At around $22.40 per share, Intel Corporation (NASDAQ:INTC) is worth around $111 billion on the market. The market values Intel quite cheaply at only 5.1 times EV/EBITDA. Income investors might like Intel a lot due to its high dividend yield of 4% while IBM offers investors dividend a yield of only 1.8%.
Microsoft Corporation (NASDAQ:MSFT) – cheap and nice dividend yield
If investors are looking for other tech giants which are paying decent dividends and are valued cheaply, they should consider . Many investors might think that Microsoft Corporation (NASDAQ:MSFT) gets hit hard by the declining global PC sales.

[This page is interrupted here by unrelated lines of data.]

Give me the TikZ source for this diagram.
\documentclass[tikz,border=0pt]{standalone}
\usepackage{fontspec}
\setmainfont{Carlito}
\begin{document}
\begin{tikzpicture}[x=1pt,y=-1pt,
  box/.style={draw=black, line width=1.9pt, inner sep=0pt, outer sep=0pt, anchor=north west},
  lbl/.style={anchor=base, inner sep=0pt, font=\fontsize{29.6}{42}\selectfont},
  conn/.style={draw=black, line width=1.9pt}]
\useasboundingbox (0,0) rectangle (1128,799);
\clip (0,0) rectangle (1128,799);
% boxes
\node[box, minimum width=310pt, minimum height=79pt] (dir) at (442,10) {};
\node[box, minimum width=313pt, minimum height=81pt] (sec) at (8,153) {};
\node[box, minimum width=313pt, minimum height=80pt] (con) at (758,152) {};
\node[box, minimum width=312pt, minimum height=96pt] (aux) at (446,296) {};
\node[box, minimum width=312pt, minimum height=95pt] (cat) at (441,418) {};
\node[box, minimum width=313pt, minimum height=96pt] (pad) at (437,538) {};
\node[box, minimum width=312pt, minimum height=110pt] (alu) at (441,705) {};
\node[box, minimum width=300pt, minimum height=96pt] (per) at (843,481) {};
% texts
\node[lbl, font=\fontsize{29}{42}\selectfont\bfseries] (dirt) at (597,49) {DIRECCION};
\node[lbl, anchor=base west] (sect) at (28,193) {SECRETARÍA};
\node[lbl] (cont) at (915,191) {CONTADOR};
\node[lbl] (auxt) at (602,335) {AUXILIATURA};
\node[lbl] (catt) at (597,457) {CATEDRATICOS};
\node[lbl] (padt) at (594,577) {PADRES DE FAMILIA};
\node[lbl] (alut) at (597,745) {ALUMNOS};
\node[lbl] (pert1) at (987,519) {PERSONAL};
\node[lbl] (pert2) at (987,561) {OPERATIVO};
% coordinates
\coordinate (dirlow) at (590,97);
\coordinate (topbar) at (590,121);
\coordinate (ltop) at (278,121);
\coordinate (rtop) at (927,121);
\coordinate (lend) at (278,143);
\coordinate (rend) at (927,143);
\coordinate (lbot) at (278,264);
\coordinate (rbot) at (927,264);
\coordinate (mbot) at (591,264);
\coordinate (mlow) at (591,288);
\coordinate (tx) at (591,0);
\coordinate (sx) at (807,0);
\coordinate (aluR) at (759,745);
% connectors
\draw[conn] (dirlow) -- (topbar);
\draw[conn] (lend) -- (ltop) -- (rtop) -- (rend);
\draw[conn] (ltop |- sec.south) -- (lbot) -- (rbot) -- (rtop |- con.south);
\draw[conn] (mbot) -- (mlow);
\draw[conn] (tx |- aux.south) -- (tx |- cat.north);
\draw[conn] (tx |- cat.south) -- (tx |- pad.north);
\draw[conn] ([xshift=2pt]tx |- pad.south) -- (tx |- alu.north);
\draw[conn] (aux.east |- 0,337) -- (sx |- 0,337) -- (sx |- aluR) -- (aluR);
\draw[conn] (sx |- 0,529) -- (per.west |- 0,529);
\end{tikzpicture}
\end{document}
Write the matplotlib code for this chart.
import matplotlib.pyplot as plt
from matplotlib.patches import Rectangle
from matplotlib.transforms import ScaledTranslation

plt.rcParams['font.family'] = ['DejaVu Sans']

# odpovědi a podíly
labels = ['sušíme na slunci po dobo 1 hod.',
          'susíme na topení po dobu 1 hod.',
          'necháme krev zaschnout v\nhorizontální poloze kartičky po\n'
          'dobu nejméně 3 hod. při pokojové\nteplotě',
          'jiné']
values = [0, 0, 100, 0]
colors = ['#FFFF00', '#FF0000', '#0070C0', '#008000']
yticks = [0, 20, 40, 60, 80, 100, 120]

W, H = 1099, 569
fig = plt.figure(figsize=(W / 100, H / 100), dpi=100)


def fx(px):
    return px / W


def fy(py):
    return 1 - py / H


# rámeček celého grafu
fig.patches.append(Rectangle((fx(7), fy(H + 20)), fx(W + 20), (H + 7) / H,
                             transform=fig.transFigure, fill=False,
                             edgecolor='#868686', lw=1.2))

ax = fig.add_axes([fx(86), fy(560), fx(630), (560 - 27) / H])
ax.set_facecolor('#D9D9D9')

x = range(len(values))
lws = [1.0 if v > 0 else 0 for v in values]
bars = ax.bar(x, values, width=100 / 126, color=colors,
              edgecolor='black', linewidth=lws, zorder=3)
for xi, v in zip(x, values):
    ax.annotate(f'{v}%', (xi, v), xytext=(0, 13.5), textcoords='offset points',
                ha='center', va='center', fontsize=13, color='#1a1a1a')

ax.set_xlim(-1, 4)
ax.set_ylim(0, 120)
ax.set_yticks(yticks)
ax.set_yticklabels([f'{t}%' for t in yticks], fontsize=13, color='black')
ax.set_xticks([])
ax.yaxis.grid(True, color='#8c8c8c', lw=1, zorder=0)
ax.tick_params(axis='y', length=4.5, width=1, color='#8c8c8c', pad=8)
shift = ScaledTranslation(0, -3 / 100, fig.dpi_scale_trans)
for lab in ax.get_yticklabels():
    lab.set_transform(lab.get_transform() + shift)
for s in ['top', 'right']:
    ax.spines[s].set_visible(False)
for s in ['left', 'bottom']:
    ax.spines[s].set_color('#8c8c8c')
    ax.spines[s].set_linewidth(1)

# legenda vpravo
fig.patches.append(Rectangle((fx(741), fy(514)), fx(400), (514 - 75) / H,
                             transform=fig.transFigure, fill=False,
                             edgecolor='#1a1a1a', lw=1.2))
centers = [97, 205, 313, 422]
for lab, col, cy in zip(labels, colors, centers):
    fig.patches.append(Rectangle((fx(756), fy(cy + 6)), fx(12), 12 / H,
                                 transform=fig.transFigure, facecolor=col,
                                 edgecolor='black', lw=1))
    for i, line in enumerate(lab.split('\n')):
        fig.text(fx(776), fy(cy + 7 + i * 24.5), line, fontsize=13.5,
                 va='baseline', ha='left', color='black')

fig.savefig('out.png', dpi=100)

However, most of Microsoft Corporation (NASDAQ:MSFT)’s revenue and income, $24 billion and $15.7 billion, respectively, comes from the Microsoft Business Division, including Microsoft Dynamics business solutions and the Microsoft Office system. What is more encouraging for Microsoft is Microsoft Business Division’s income has risen steadily to $15.7 billion in 2012.
Microsoft Corporation (NASDAQ:MSFT) also has a very strong balance sheet. As of March 2013, it had nearly $76.7 billion in equity, $85.7 billion in cash and investments, and only $14.2 billion in debt. Microsoft Corporation (NASDAQ:MSFT) is trading around $32 per share, with a total market cap of $271 billion. The market values Microsoft quite cheaply at only 6.7 times EV/EBITDA. Income investors might also like Microsoft with its decent dividend yield at 2.9%.
My Foolish take
All three companies — International Business Machines Corp. (NYSE:IBM), Intel Corporation (NASDAQ:INTC) and Microsoft Corporation (NASDAQ:MSFT), could fit well in investors’ long-term income portfolios. Even with the highest valuation among the three, IBM seems to be the most decent pick for the long run because most of its business comes from software and technology services.
The weakness in the PC industry does not affect IBM much. Furthermore, Warren Buffett also likes IBM a lot. IBM has become the third biggest position, accounting for as much as 17.3% of his total portfolio at the end of 2012.